Romanov(30)
I smirked and she rushed down the stairs after the rest of the family. I gathered a bowl of Mamma’s lentil soup from the kitchen and brought it to her bedside.
“Privyet, my little one.” Mamma sat up and her hand went instantly to her forehead. I waited for her headache to lessen enough for me to hand her the bowl.
Perhaps this wasn’t the best time.
Mamma was always so ill. Besides, who was I to doubt her integrity? But if I was to engage Zash—or any other guard, for that matter—regarding their suspicions about Rasputin and Mamma, I needed answers.
“What a gift to have you by my side today.”
I straightened her blanket as she sipped her soup. I could do this. “Mamma, I stayed inside because . . . some of the guards have been talking to me.”
“Are they keeping their hands to themselves? They are not as kind as the ones at Tobolsk.”
“They are not harassing me. They’ve just been . . . saying things that I wanted to talk with you about.” Spit it out!
Mamma set her soup on the bedside table and rubbed a hand over her forehead. “What is it, Nastya?
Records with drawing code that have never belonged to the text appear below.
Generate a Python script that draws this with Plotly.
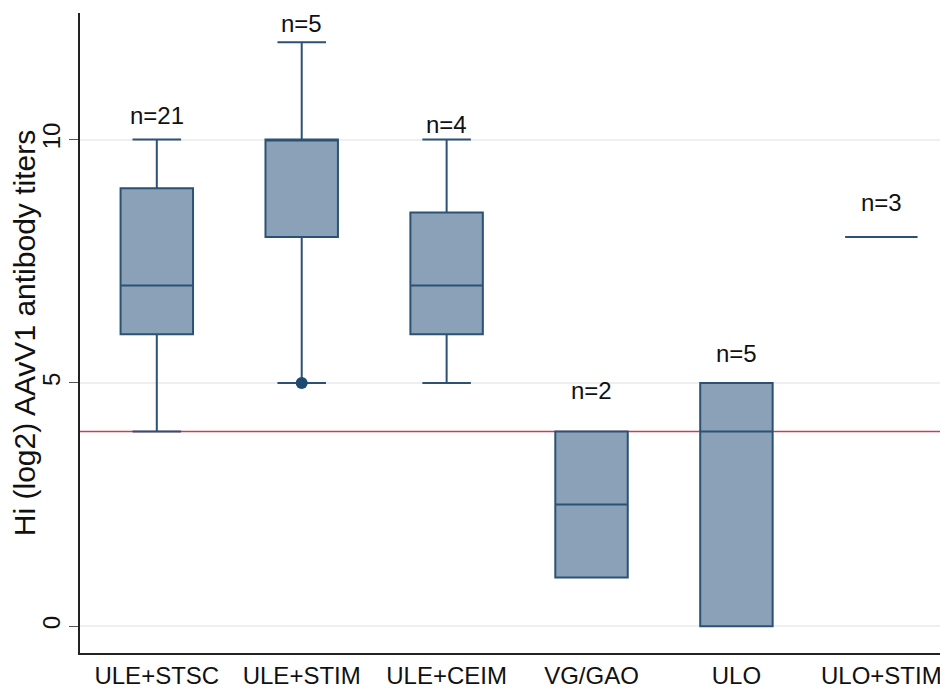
import plotly.graph_objects as go

categories = ["ULE+STSC", "ULE+STIM", "ULE+CEIM", "VG/GAO", "ULO", "ULO+STIM"]
q1 = [6, 8, 6, 1, 0, 8]
median = [7, 10, 7, 2.5, 4, 8]
q3 = [9, 10, 8.5, 4, 5, 8]
lowerfence = [4, 5, 5, 1, 0, 8]
upperfence = [10, 12, 10, 4, 5, 8]
n_labels = ["n=21", "n=5", "n=4", "n=2", "n=5", "n=3"]
n_label_y = [10.5, 12.38, 10.3, 4.85, 5.6, 8.7]
outlier_cat = ["ULE+STIM"]
outlier_val = [5]
reference_value = 4

fill = "#8aa1b8"
edge = "#2b5275"
FONT = "Liberation Sans, Arial"

fig = go.Figure()
for i, c in enumerate(categories):
    fig.add_trace(go.Box(
        x=[c], q1=[q1[i]], median=[median[i]], q3=[q3[i]],
        lowerfence=[lowerfence[i]], upperfence=[upperfence[i]],
        fillcolor=fill, line=dict(color=edge, width=2),
        width=0.5, whiskerwidth=0.67, boxpoints=False, showlegend=False,
        hoverinfo="skip",
    ))

fig.add_trace(go.Scatter(
    x=outlier_cat, y=outlier_val, mode="markers",
    marker=dict(color="#1d4a73", size=12), showlegend=False, hoverinfo="skip",
))

fig.add_shape(type="line", xref="paper", x0=0, x1=1, yref="y",
              y0=reference_value, y1=reference_value,
              line=dict(color="#c4405a", width=1.5), layer="below")

for c, t, y in zip(categories, n_labels, n_label_y):
    fig.add_annotation(x=c, y=y, text=t, showarrow=False, borderpad=0,
                       font=dict(size=24, color="#111", family=FONT))

fig.update_layout(
    width=940, height=681,
    margin=dict(l=72, r=0, t=5, b=34),
    paper_bgcolor="white", plot_bgcolor="white",
    font=dict(family=FONT, size=23, color="#111"),
    xaxis=dict(type="category", categoryorder="array", categoryarray=categories,
               range=[-0.53, 5.46], showline=True, linecolor="#222", linewidth=1.5,
               ticks="", showgrid=False, tickfont=dict(size=24)),
    yaxis=dict(range=[-0.55, 12.6], tickvals=[0, 5, 10], ticktext=["0", "5", "10"],
               tickangle=-90, ticks="outside", ticklen=9, tickcolor="#555",
               showline=True, linecolor="#222", linewidth=1.5,
               showgrid=True, gridcolor="#efefef", gridwidth=1.5, zeroline=False,
               title=dict(text="Hi (log2) AAvV1 antibody titers", font=dict(size=30), standoff=6),
               tickfont=dict(size=24)),
)

fig.write_html("out.html")
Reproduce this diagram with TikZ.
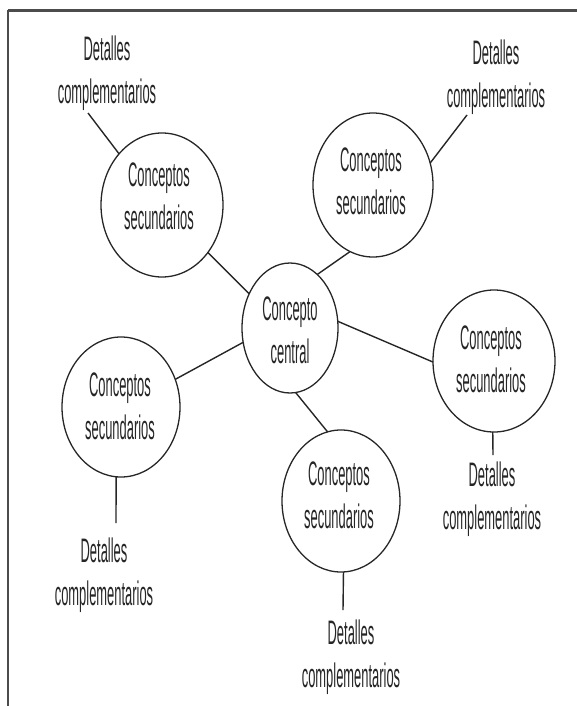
\documentclass[tikz,border=0pt]{standalone}
\usepackage{fontspec}
\newfontfamily\condfont{Liberation Sans}[FakeStretch=0.38]
\usetikzlibrary{shapes.geometric}
\begin{document}
\begin{tikzpicture}[x=1pt,y=-1pt,
  bubble/.style={ellipse, draw=black!85, line width=1.3pt, inner sep=0pt, outer sep=0pt},
  lbl/.style={font=\condfont\fontsize{34}{43}\selectfont, align=center, text=black!85, inner sep=0pt},
  link/.style={draw=black!85, line width=1.4pt},
  frameline/.style={draw=black!70}]
\useasboundingbox (0,0) rectangle (577,706);
% frame
\coordinate (f0) at (8,10.5);
\coordinate (f1) at (577,10.5);
\coordinate (f2) at (8,706);
\draw[frameline, line width=2.2pt] (f0) -- (f1);
\draw[frameline, line width=1.5pt] (f0) -- (f2);

% bubbles
\node[bubble, minimum width=96pt, minimum height=130pt] (c) at (290,328) {};
\node[bubble, minimum width=122pt, minimum height=144pt] (s1) at (162,205) {};
\node[bubble, minimum width=120pt, minimum height=144pt] (s2) at (373,185) {};
\node[bubble, minimum width=122pt, minimum height=142pt] (s3) at (494,361) {};
\node[bubble, minimum width=118pt, minimum height=140pt] (s4) at (121,407) {};
\node[bubble, minimum width=118pt, minimum height=142pt] (s5) at (341,501) {};

% bubble texts
\node[lbl] (ct) at (290,330.5) {Concepto\\central};
\node[lbl] (t1) at (159,196.5) {Conceptos\\secundarios};
\node[lbl] (t2) at (371,181) {Conceptos\\secundarios};
\node[lbl] (t3) at (491,359) {Conceptos\\secundarios};
\node[lbl] (t4) at (120,406) {Conceptos\\secundarios};
\node[lbl] (t5) at (339,495.5) {Conceptos\\secundarios};

% detail texts
\node[lbl] (d1) at (107,73) {Detalles\\complementarios};
\node[lbl] (d2) at (496,77) {Detalles\\complementarios};
\node[lbl] (d3) at (492,499) {Detalles\\complementarios};
\node[lbl] (d4) at (104,575) {Detalles\\complementarios};
\node[lbl] (d5) at (351,657) {Detalles\\complementarios};

% connectors centre - secondary
\draw[link] (s1.-46.8) -- (c.140.2);
\draw[link] (s2.251.3) -- (c.63.9);
\draw[link] (c.8.3) -- (s3.181);
\draw[link] (s4.27) -- (c.197.4);
\draw[link] (c.-85.5) -- (s5.101);

% connectors secondary - details
\coordinate (e1) at (88,113);
\coordinate (e2) at (467,115);
\coordinate (e3) at (493,455);
\coordinate (e4) at (116,523);
\coordinate (e5) at (343,610);
\draw[link] (s1.130.2) -- (e1);
\draw[link] (s2.21.3) -- (e2);
\draw[link] (s3.-91) -- (e3);
\draw[link] (s4.-94) -- (e4);
\draw[link] (s5.-88) -- (e5);
\end{tikzpicture}
\end{document}
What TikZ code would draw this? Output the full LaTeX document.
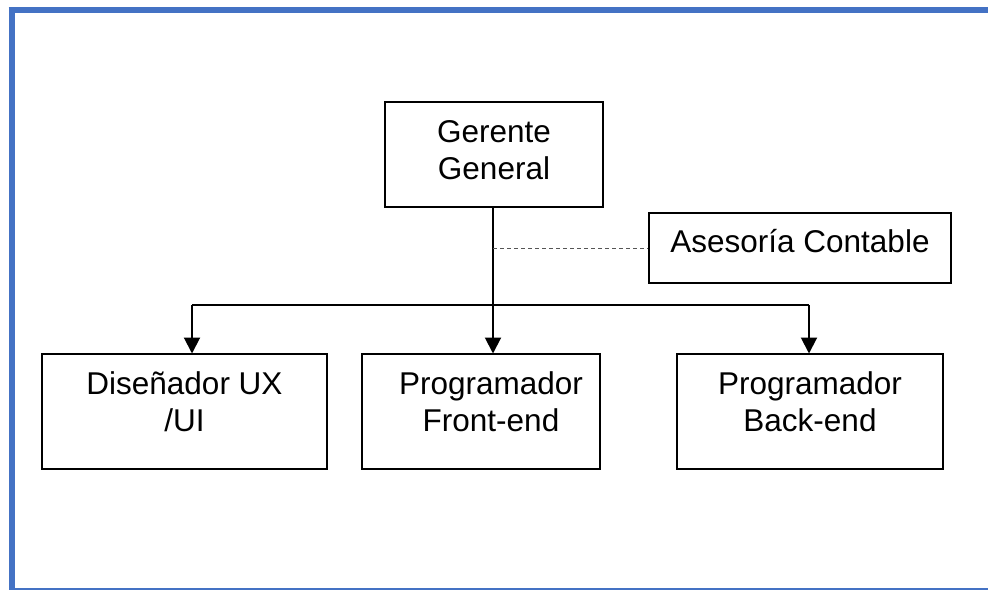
\documentclass[tikz,border=0pt]{standalone}
\usepackage{fontspec}
\setmainfont{Liberation Sans}
\usetikzlibrary{arrows.meta,calc}
\definecolor{frameblue}{HTML}{4472C4}
\definecolor{dashgray}{HTML}{555555}
\tikzset{
  x=1pt, y=-1pt,
  unit/.style={draw=black, line width=2pt, fill=white, inner sep=0pt},
  txt/.style={anchor=north, align=center, inner sep=0pt,
    font=\fontsize{31.5}{37}\selectfont},
  bus/.style={draw=black, line width=2pt},
  trunk/.style={draw=black, line width=2.8pt},
  down/.style={draw=black, line width=2pt,
    -{Triangle[width=16pt,length=16pt]}, shorten >=-0.5pt},
  advice/.style={draw=dashgray, line width=1pt, dash pattern=on 4pt off 3pt}
}
\begin{document}
\begin{tikzpicture}
\useasboundingbox (0,0) rectangle (988,590);
% page frame
\draw[frameblue, line width=6pt] (11.5,7) -- (11.5,590);
\draw[frameblue, line width=6pt] (8.5,10) -- (988,10);
\draw[frameblue, line width=1.5pt] (14,589) -- (988,589);

% units
\node[unit, minimum width=218pt, minimum height=105pt] (gg) at (494,154.5) {};
\node[unit, minimum width=302pt, minimum height=70pt] (ac) at (800,248) {};
\node[unit, minimum width=285pt, minimum height=115pt] (ux) at (184.5,411.5) {};
\node[unit, minimum width=238pt, minimum height=115pt] (fe) at (481,411.5) {};
\node[unit, minimum width=266pt, minimum height=115pt] (be) at (810,411.5) {};

% texts
\node[txt] (gg-t) at ($(gg.north)+(0,15)$) {\strut Gerente\\General};
\node[txt] (ac-t) at ($(ac.north)+(0,14)$) {\strut Asesoría Contable};
\node[txt] (ux-t) at ($(ux.north)+(0,15)$) {\strut Diseñador UX\\/UI};
\node[txt] (fe-t) at ($(fe.north)+(10,15)$) {\strut Programador\\Front-end};
\node[txt] (be-t) at ($(be.north)+(0,15)$) {\strut Programador\\Back-end};

% connectors
\coordinate (split) at (493,305);
\coordinate (dropL) at ($(ux.north)+(7.5,0)$);
\coordinate (dropR) at ($(be.north)+(-1,0)$);
\draw[trunk] (gg.south -| split) -- (split);
\draw[advice] (split |- ac.west) -- (ac.west);
\draw[bus] (dropL |- split) -- (dropR |- split);
\draw[down] (split) -- (split |- fe.north);
\draw[down] (dropL |- split) -- (dropL);
\draw[down] (dropR |- split) -- (dropR);
\end{tikzpicture}
\end{document}
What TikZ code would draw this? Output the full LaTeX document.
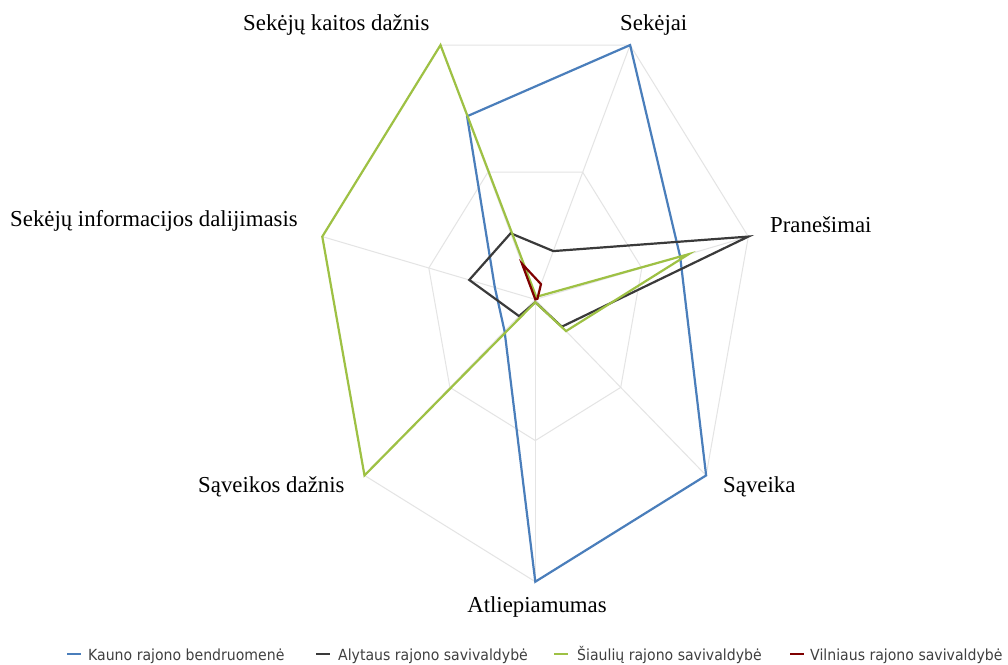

Izvini, but my headache is terrible today.”
“It’s about Rasputin,” I blurted.
She stilled. Then, in a bitter voice, she said, “I can only imagine what shameful propaganda they are spewing.”
“Why did you never allow us in the room with you two?” The garden time was already almost half gone. I needed to get to my questions. “Why did you visit him alone so often? Mamma . . . what happened? Forgive my prying, but I think I see why the guards were so untrusting and the people so suspicious. I don’t know how to set them straight!”
I didn’t think it possible, but Mamma paled more than her usual weak pallor. “What do you think of me, Nastya?”
“I don’t know what to think!” My voice turned teary. “I don’t think ill of you. I love you. I seek only understanding.” She’d spent so much time with Alexei once he was born, hardly any of us sisters had more than a half relationship with her. We didn’t know her deeply the same way we did Papa. Maria and me least of all.
“Grigori Rasputin saved your brother’s life countless times. Do you doubt his goodness?”
She was affronted by the attack on his character? What about her own? “Nyet. I do not doubt his goodness. But tell me, Mamma. Why the visits to his home? Why the closed doors?” I hated being at unease. I hated the gnawing in my mind. I wanted to return to my confidence.
“Some secrets are not meant for you, Nastya. You must trust my words. I have never dishonored your papa.”
So she chose to hoard her answers. “Perhaps not through intentions, but due to your secrecy the entire country thinks he was a weak-minded tsar who couldn’t keep track of his own wife!” I gasped the moment the words left my lips. How dare I? I dropped to her side and clasped her hand. “Forgive me, Mamma.”
She pulled her hand from mine.
Shame overwhelmed me, yet ought I be ashamed of speaking my heart? “I trust you, Mamma, but I do not know how to answer the soldiers when they tear apart my family’s integrity. When they accuse Papa of being weak and you of . . . unmentionable things.”
“Even if I shared my secrets with you, they would not be for you to tell the soldiers. It would not ease your predicament.”
“It would ease my mind,” I croaked. “It would ease my heart. This tortures me far more than our exile.”
She fell back against her pillow, her soup abandoned. At this point I would usually go fetch some sort of medicine or Olga to read soothingly to her. Instead, I waited through her discomfort. Through her pain. Hoping—praying—that she would not withdraw her love from me.
I had crossed a line I’d no right to cross. I never should have stayed. I never should have asked.
“We are to die soon anyway,” she mumbled beneath a frail hand, now a broken shell of a woman. “Do with my secrets what you must.”
My heart tripped over its own rhythm. I overlooked her despair about our exile and waited for her to speak.
“Rasputin used . . . uncommon magic. We’d consulted countless spell masters and doctors about Alexei’s condition. Only Rasputin could heal his episodes. But that was because Rasputin and I had an agreement. An agreement your papa did not condone.”
Her voice turned as mechanical as a record on a turntable. “Rasputin’s spell work alone was not enough to help Alexei. So I allowed him to draw from my health. It was an exchange. He channeled my good health into Alexei during the direst times. That is why I grew ill.”
“But . . . how is that possible?” I breathed. “I’ve never heard of such spells.”
Mamma shrugged. “I did not question his ways.”
“Is that why you have a weak heart?” Rasputin did this to my mother? Spell masters were supposed to help the people. Heal them. How did I not connect her illness with his arrival at our palace?
“I demanded it, Nastya! It was a small sacrifice to keep my son alive. Any mother—peasant or royal—would have done the same.”
Perhaps that comforted her, but instead of relief I felt only fear at such raw power. For the first time I understood the people’s caution. They had known Rasputin had mysterious spell powers, and in their fear they destroyed the line of spell masters.